Ahora la toma de la embajada japonesa en Lima por parte de los guerrilleros del Movimiento Revolucionario Tupac Amaru (MRTA), que el gobierno consideraba haber aniquilado, opone a ese terror de Estado el de los más débiles, bajo la forma del secuestro masivo de rehenes importantes, algunos de los cuales, según sus captores, serán ejecutados si el gobierno no dejase en libertad a los Tupac Amaru presos en una parte de la selva que el movimiento guerrillero sigue considerando ``zona libre''.
Si bien, desde el punto de vista ético, la toma de rehenes y el terrorismo indiscriminado son tan condenables como el terrorismo de Estado (que aplica los mismos métodos, pero con el agravante de hacerlo en nombre de la legalidad), en este caso conviene hacer algunas observaciones.
En primer lugar el MRTA no recurre, como Sendero Luminoso, al asesinato de sus opositores de otras tendencias, a la colocación de bombas en lugares públicos, a la eliminación de los campesinos o tribus indígenas que le resisten.
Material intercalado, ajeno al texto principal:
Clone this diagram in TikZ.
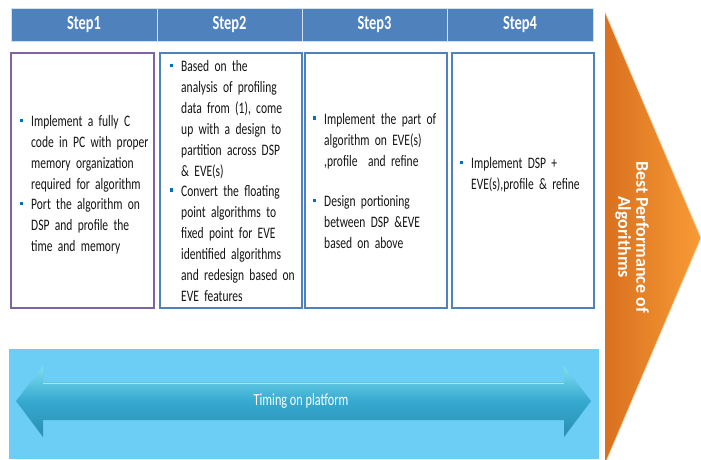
\documentclass[tikz,border=0pt]{standalone}
\usepackage{fontspec}
\setmainfont{Carlito}[FakeStretch=0.72]
\newfontfamily\wide{Carlito}
\definecolor{hdrblue}{HTML}{4F81BD}
\definecolor{boxpurple}{HTML}{8064A2}
\definecolor{bulblue}{HTML}{0070C0}
\definecolor{skyblue}{HTML}{6CCEF5}
\definecolor{arrtop}{HTML}{7FDDF2}
\definecolor{arrmid}{HTML}{35A9CF}
\definecolor{arrbot}{HTML}{2A8FB0}
\definecolor{orleft}{HTML}{D9711F}
\definecolor{orright}{HTML}{F89B35}
\newcommand\bsq{\textcolor{bulblue}{\rule{3.2pt}{3.2pt}}}
\newcommand\bitem[1]{\par\noindent\makebox[11pt][l]{\raisebox{4.5pt}{\bsq}}\parbox[t]{124pt}{\raggedright #1}\par\prevdepth=4pt\relax}
\tikzset{
  hdr/.style={fill=hdrblue, draw=white!75!hdrblue, line width=0.8pt, minimum height=33pt, text=white, font=\fontsize{20}{22}\selectfont\bfseries, inner sep=0pt},
  stepbox/.style={draw=hdrblue, line width=2pt, fill=white},
  body/.style={align=left, inner sep=0pt, font=\fontsize{16}{21}\selectfont, text=black!92},
}
\begin{document}
\begin{tikzpicture}[x=1pt,y=-1pt]
\useasboundingbox (0,0) rectangle (701,459);
% header
\node[hdr, minimum width=146pt] (h1) at (84,24.5) {Step1};
\node[hdr, minimum width=145pt] (h2) at (229.5,24.5) {Step2};
\node[hdr, minimum width=145pt] (h3) at (374.5,24.5) {Step3};
\node[hdr, minimum width=146pt] (h4) at (520,24.5) {Step4};
% boxes
\draw[stepbox, draw=boxpurple] (11,53) rectangle (154,308);
\draw[stepbox] (159.5,53) rectangle (301.5,308);
\draw[stepbox] (304.5,53) rectangle (446.5,308);
\draw[stepbox] (452,53) rectangle (594,308);
\node[body, text width=135pt, anchor=west] (t1) at (20,180) {%
\bitem{Implement a fully C\newline code in PC with proper\newline memory organization\newline required for algorithm}
\bitem{Port the algorithm on\newline DSP and profile the\newline time and memory}};
\node[body, text width=135pt, anchor=west] (t2) at (170,176) {%
\bitem{Based on the\newline analysis of profiling\newline data from (1), come\newline up with a design to\newline partition across DSP\newline \& EVE(s)}
\bitem{Convert the floating\newline point algorithms to\newline fixed point for EVE\newline identified algorithms\newline and redesign based on\newline EVE features}};
\node[body, text width=135pt, anchor=west] (t3) at (313,176) {%
\bitem{Implement the part of\newline algorithm on EVE(s)\newline ,profile\ \ and refine}
\vspace{21pt}
\bitem{Design portioning\newline between DSP \&EVE\newline based on above}};
\node[body, text width=135pt, anchor=west] (t4) at (460,170) {%
\bitem{Implement DSP +\newline EVE(s),profile \& refine}};
% orange triangle
\shade[left color=orleft, right color=orright] (605,12) -- (701,238) -- (605,464) -- cycle;
\draw[white!60!orright, line width=0.8pt] (605,12) -- (701,238) -- (605,464);
\node[text=white, rotate=-90, align=center, font=\wide\fontsize{18}{18}\selectfont\bfseries] (perf) at (632,237) {Best Performance of\\Algorithms};
% timing band
\fill[skyblue] (9,349) rectangle (599,459);
\shade[top color=arrtop, bottom color=arrbot, middle color=arrmid]
  (16,401) -- (43,366) -- (43,382) -- (564,382) -- (564,366) -- (591,401) -- (564,437) -- (564,420) -- (43,420) -- (43,437) -- cycle;
\draw[arrtop!70!white, line width=1pt] (43,383.5) -- (564,383.5);
\node[text=white, font=\fontsize{17}{19}\selectfont] (timing) at (301,401) {Timing on platform};
\end{tikzpicture}
\end{document}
Siempre, por el contrario, ha tratado de darle un carácter político a su lucha contra el Ejército y la policía, e incluso ha combatido al narcotráfico (con el cual tienen lazos tanto los militares como Sendero Luminoso). Es difícil, por lo tanto, que opten por el asesinato frío de sus rehenes aunque sí estén dispuestos a jugarse la vida de éstos junto con la propia en el caso de un asalto policial-militar a la embajada que ocupan. Su acción militar busca negociar con las autoridades y tiene el límite de la misma negociación, como cuando los presos políticos que huyen se escudan en los carceleros que se llevan consigo.
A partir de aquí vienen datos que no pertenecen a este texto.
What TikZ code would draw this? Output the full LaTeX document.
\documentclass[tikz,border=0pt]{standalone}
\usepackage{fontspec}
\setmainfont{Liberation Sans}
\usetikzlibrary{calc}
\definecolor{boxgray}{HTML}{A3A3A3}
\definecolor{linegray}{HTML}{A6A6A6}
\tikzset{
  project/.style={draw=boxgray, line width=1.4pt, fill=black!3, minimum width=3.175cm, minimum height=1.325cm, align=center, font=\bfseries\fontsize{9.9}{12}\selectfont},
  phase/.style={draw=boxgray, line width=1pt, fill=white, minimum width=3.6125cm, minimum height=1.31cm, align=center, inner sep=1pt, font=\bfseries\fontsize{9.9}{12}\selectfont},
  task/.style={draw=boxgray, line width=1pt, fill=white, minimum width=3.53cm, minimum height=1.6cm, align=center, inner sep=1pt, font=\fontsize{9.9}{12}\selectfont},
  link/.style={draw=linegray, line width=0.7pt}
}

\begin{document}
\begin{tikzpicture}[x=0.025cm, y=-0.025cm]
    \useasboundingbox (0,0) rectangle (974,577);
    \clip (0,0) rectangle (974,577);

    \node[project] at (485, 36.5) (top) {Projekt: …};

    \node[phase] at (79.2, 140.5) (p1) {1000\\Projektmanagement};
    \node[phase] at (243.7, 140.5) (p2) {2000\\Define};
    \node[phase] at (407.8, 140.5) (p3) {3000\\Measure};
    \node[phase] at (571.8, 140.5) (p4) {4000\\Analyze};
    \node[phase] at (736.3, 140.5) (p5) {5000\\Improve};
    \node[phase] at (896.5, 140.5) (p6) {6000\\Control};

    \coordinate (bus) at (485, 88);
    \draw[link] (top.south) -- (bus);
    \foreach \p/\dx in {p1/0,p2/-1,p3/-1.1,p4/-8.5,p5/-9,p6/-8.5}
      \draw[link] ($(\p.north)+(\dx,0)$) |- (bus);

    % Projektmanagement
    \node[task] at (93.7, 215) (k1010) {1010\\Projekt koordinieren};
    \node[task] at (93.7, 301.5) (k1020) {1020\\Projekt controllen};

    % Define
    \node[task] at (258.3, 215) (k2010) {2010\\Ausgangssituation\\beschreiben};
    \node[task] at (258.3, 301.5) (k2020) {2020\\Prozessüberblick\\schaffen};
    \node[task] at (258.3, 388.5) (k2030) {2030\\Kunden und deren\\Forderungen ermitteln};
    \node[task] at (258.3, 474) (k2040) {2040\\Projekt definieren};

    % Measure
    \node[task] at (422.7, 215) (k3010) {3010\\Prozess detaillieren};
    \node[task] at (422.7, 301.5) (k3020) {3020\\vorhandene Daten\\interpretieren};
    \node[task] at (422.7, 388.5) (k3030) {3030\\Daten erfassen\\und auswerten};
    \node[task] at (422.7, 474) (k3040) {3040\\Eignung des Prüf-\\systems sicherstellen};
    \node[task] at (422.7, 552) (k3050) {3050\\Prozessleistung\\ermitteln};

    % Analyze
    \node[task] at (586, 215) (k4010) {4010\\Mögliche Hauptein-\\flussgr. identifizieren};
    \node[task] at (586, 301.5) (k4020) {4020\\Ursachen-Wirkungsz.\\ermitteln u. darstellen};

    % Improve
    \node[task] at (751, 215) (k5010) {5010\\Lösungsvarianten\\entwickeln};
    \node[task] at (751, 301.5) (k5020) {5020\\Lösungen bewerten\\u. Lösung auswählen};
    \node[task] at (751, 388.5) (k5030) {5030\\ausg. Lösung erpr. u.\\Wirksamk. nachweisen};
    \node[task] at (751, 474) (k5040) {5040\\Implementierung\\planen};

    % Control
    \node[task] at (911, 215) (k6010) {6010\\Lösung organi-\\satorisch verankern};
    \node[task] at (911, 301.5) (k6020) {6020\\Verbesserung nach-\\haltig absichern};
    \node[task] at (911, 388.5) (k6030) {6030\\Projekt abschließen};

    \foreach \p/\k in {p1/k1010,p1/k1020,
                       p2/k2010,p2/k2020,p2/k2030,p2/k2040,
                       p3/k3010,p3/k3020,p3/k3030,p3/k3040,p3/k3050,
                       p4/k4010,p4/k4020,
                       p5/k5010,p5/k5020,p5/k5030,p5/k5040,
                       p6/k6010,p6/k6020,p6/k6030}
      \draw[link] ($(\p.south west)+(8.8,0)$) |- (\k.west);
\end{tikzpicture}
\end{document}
En cambio, Estados Unidos e Inglaterra no piensan en los rehenes sino en aplastar a sus captores aunque eso pueda causar un baño de sangre, como hicieron los ``cabeza de cuero'' ingleses en el caso de un avión egipcio secuestrado. De modo que la vida del ministro de Relaciones Exteriores peruano y de 16 embajadores, más el presidente de la Corte Suprema y otras autoridades, entre las cuales están los jefes de la policía antiterrorista y de la Seguridad del Estado y el propio hermano del presidente Fujimori, dependen no tanto de los guerrilleros sino de las decisiones sanguinarias que pudieran adoptar Alberto Fujimori y sus inspiradores anglosajones, quienes insisten en que no se debe negociar. Es de esperar que la presión internacional obligue al feroz Fujimori a buscar una solución humanitaria, en vez de lavar con sangre ajena la ofensa recibida por el Estado.
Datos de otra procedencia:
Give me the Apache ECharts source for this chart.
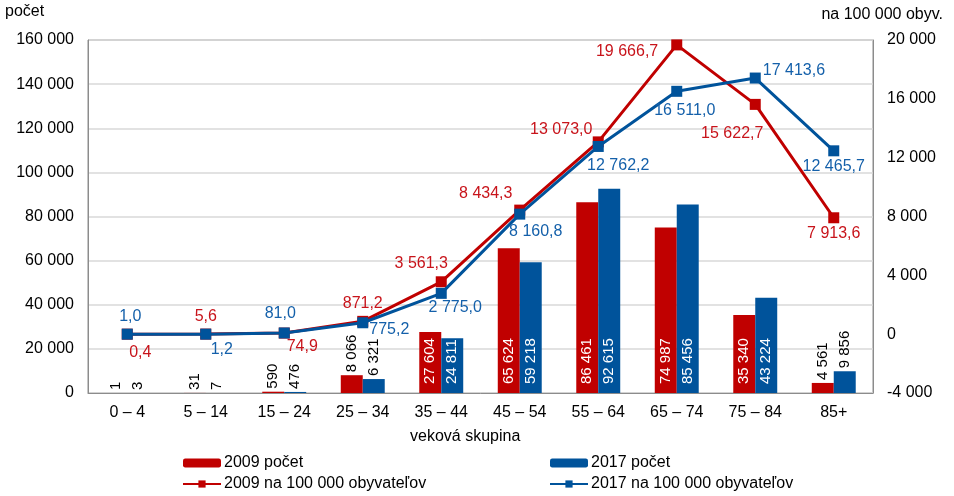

Como la guerrilla campesina no puede derrotar a las fuerzas armadas ni conquistar espacio en la prensa internacional, las acciones guerrilleras urbanas tienden a ocupar el terreno que deja el retroceso y la impotencia de aquélla, lo cual aumenta el costo político de su represión y, también, el costo en sacrificios de todos los habitantes de las zonas urbanas, ninguno de los cuales, en ningún momento, está a salvo de un golpe de mano. Se instaura así una guerra sin frentes y sin cuartel, en la que las normas éticas tienden a ser ignoradas incluso por quienes declaran luchar por un mundo de justicia y de paz.
Contra esta espiral de violencia no hay otra solución que la lucha por la eliminación del terror al hambre y a la desocupación, del terror a la brutalidad y a la corrupción de los órganos represivos, por la democracia y la libertad de expresión que permitan encauzar legalmente las oposiciones y las protestas, por el acceso para todos a una vida digna. Sólo una sociedad democrática quitará márgenes al terrorismo individual o guerrillero y pondrá fuera de la ley al terrorismo de Estado, los cuales se alimentan mutuamente.